I am using regex library to find words that are in between specific other words, for example, I want to match "world" if and only if a greeting precedes it and punctuation follows. To avoid matching word prefixes and suffixes, I added the additional condition [^a-zA-Z]. However, once I add these, regex cannot match the word anymore:

>>> import regex

>>> pat = regex.compile("(?<=[^a-zA-Z](hello|hi)\s+)world(?=\s*[!?.][^a-zA-Z])")

>>> list(pat.finditer("hello world!"))
[]

>>> pat = regex.compile("(?<=\b(hello|hi)\s+)world(?=\s*[!?.]\b)")

>>> list(pat.finditer("hello world!"))
[]

>>> pat = regex.compile("(?<=(hello|hi)\s+)world(?=\s*[!?.])")

>>> list(pat.finditer("hello world!"))
[<regex.Match object; span=(6, 11), match='world'>]

How can this be explained? How to make sure to match whole words in the look ahead and behind sections?

Green绿色
  • 1,620
  • 1
  • 16
  • 43
  • does it match `" hello world!"` (with a preceding space)? `[^a-zA-Z]` has width 1, so I think the string can't start with `hello` or `hi`. That said, i've never worked with the `regex` module - only `re` - so can't speak for that package. – Michael Delgado Aug 14 '22 at 04:09
  • It indeed does match `" hello world! "`. Thanks for your help! – Green绿色 Aug 14 '22 at 04:29
  • Try boundaries instead `pat = regex.compile("(?<=\\b(hello|hi)\\s+)world(?=\\b\\s*[!?.])")` – Daniel Aug 14 '22 at 05:24
  • @Daniel That would work for the look-behind, too. But the look-ahead doesn't work as intended, because `"hello world!x"` shouldn't match. – Green绿色 Aug 14 '22 at 08:27
  • If you want to debug a regex, [regex101](https://regex101.com/) is one of best tools currently available, though a web search will turn up more. See also "[How do you debug a regex? \[closed\]](/q/2348694/90527)", "[How much research effort is expected of Stack Overflow users?](//meta.stackoverflow.com/q/261592/90527)". – outis Aug 20 '22 at 02:52

2 Answers2

1

The reason is that when using (?<= and (?= there has to be present on the left and right what you specify.

Note that there is no word boundary after [!?.]\b when there is not a word character following any of the punctuation chars.
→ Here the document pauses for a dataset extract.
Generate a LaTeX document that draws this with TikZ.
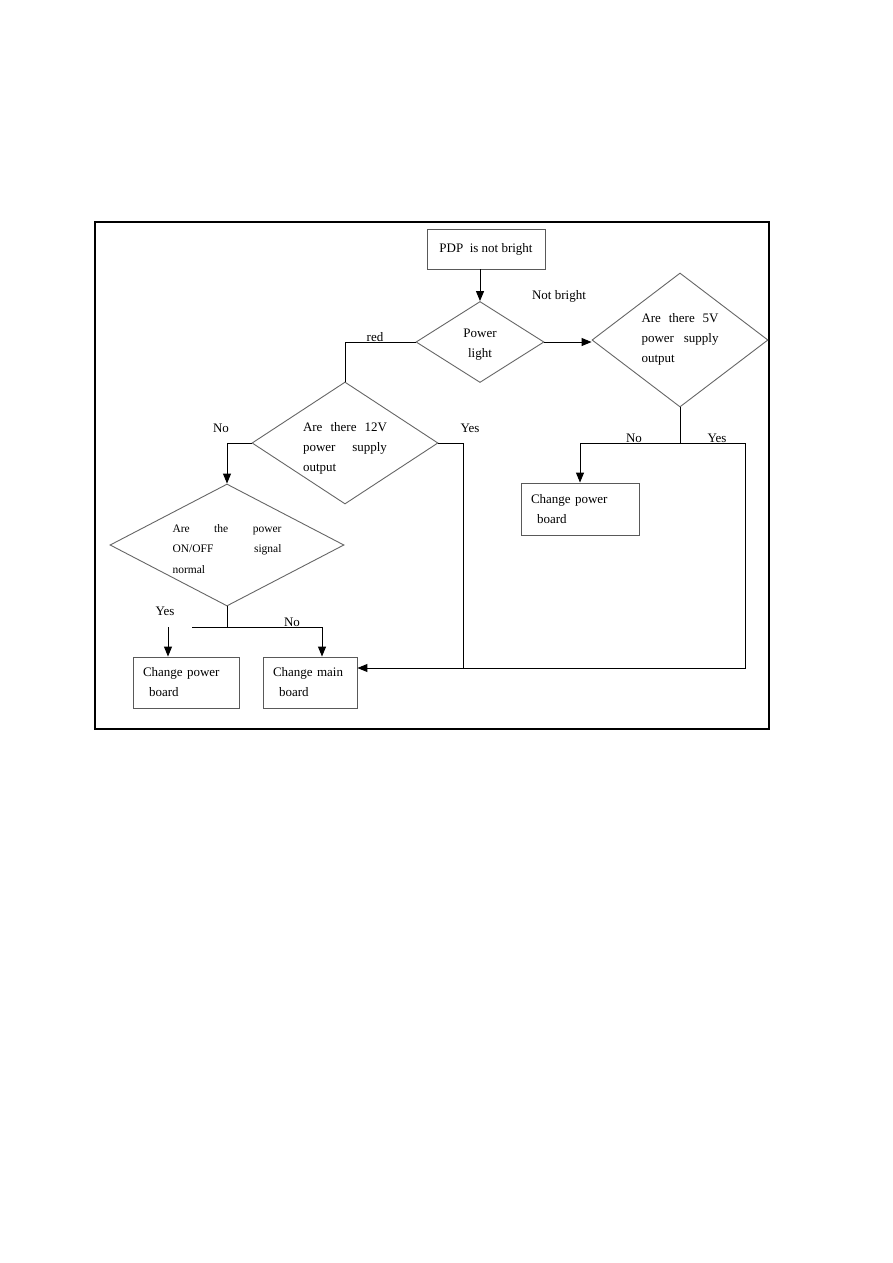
\documentclass[tikz,border=0pt]{standalone}
\usepackage{fontspec}
\setmainfont{Liberation Serif}
\usetikzlibrary{shapes.geometric,arrows.meta}
\begin{document}
\begin{tikzpicture}[x=1pt,y=-1pt,
  txt/.style={font=\fontsize{13}{20}\selectfont, inner sep=0pt},
  smalltxt/.style={font=\fontsize{11.5}{20.5}\selectfont, inner sep=0pt, align=left},
  boxnode/.style={draw=black!65, line width=0.9pt, rectangle, inner ysep=0pt,
     align=left, font=\fontsize{13}{20}\selectfont},
  dia/.style={draw=black!60, line width=0.9pt, diamond, inner sep=0pt},
  conn/.style={draw=black, line width=1pt},
  arr/.style={conn, -{Triangle[length=10pt,width=8pt]}},
  lbl/.style={font=\fontsize{13}{15}\selectfont, inner sep=0pt}
]
\useasboundingbox (0,0) rectangle (893,1263);
\fill[white] (0,0) rectangle (893,1263);
% frame
\draw[line width=1.1pt] (95,222) rectangle (769,729);

% nodes
\node[boxnode, minimum width=118pt, minimum height=40pt, align=center] (pdp) at (486,249) {PDP\ \ is not bright};
\node[dia, minimum width=128pt, minimum height=81pt] (pl) at (480,342) {};
\node[txt, align=center] at (480,345) {Power\\light};
\node[dia, minimum width=176pt, minimum height=134pt] (d5) at (680,340) {};
\node[txt, align=left] at (680,339) {\makebox[77pt][s]{Are there 5V}\\\makebox[77pt][s]{power supply}\\output};
\node[dia, minimum width=186pt, minimum height=122pt] (d12) at (345,443) {};
\node[txt, align=left] at (345,448) {\makebox[84pt][s]{Are there 12V}\\\makebox[84pt][s]{power supply}\\output};
\node[dia, minimum width=234pt, minimum height=122pt] (d3) at (227,545) {};
\node[smalltxt] at (227,549) {\makebox[109pt][s]{Are the power}\\\makebox[109pt][s]{ON/OFF signal}\\normal};

\node[boxnode, minimum height=52pt, inner xsep=10pt, text width=98pt] (b1) at (580,509) {Change power\\\hspace*{6pt}board};
\node[boxnode, minimum height=51pt, inner xsep=10pt, text width=86pt] (b3) at (186,682.5) {Change power\\\hspace*{6pt}board};
\node[boxnode, minimum height=51pt, inner xsep=10pt, text width=74pt] (b4) at (310,682.5) {Change main\\\hspace*{6pt}board};

% coordinates
\coordinate (c5) at (680,443);
\coordinate (j1) at (463,668);
\coordinate (j2) at (745,668);
\coordinate (c3) at (227,627);
\coordinate (c3l) at (192,627);
\coordinate (c3r) at (322,627);
\coordinate (y1) at (168,627);

% connectors
\draw[arr] (pl.north |- pdp.south) -- (pl.north);
\draw[arr] (pl.east) -- (pl.east -| d5.west);
\draw[conn] (pl.west) -| (d12.north);
\draw[arr] (d12.west) -| (d3.north);
\draw[conn] (d12.east) -| (j1);
\draw[conn] (d5.south) -- (c5);
\draw[arr] (c5) -| (b1.north);
\draw[arr] (c5) -| (j2) -- (j2 -| b4.east);
\draw[conn] (d3.south) -- (c3);
\draw[conn] (c3l) -- (c3r);
\draw[arr] (c3r) -- (c3r |- b4.north);
\draw[arr] (y1) -- (y1 |- b3.north);

% labels
\node[lbl] at (559,296) {Not bright};
\node[lbl, anchor=base] at (375,341) {red};
\node[lbl] at (221,428) {No};
\node[lbl] at (470,428) {Yes};
\node[lbl, anchor=base] at (634,442) {No};
\node[lbl, anchor=base] at (717,442) {Yes};
\node[lbl] at (165,611) {Yes};
\node[lbl, anchor=base] at (292,626) {No};
\end{tikzpicture}
\end{document}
You could write the pattern as:

(?<=\b(?:hello|hi)\s+)world(?=\s*[!?.](?!\S))

Explanation

  • (?<= Positive lookbehind, assert that to the left is
    • \b(?:hello|hi)\s+ Match either the word hello or hi and 1+ whitespace chars
  • ) Close lookbhehind
  • world Match literally
  • (?= Positive lookahead, assert that to the right is
    • \s*[!?.] Match optional whitespace chars and one of ! ? .
    • (?!\S) Assert a whitespace boundary to the right
  • ) Close the lookahead

Or asserting a whitespace boundary to the left instead of the word boundary:

(?<=(?<!\S)(?:hello|hi)\s+)world(?=\s*[!?.](?!\S))

Regex demo

The fourth bird
  • 154,723
  • 16
  • 55
  • 70
0

As correctly mentioned by @Michael, the width was the problem. The following does the trick:

>>> import regex

>>> pat = regex.compile("(?<=([^a-zA-Z]|^)(hello|hi)\s+)world(?=\s*[!?.]($|[^a-zA-Z]))")

>>> list(pat.finditer("hello world!"))
[<regex.Match object; span=(6, 11), match='world'>]

>>> list(pat.finditer("hello world!x"))
[]

>>> list(pat.finditer("xhello world!"))
[]
Green绿色
  • 1,620
  • 1
  • 16
  • 43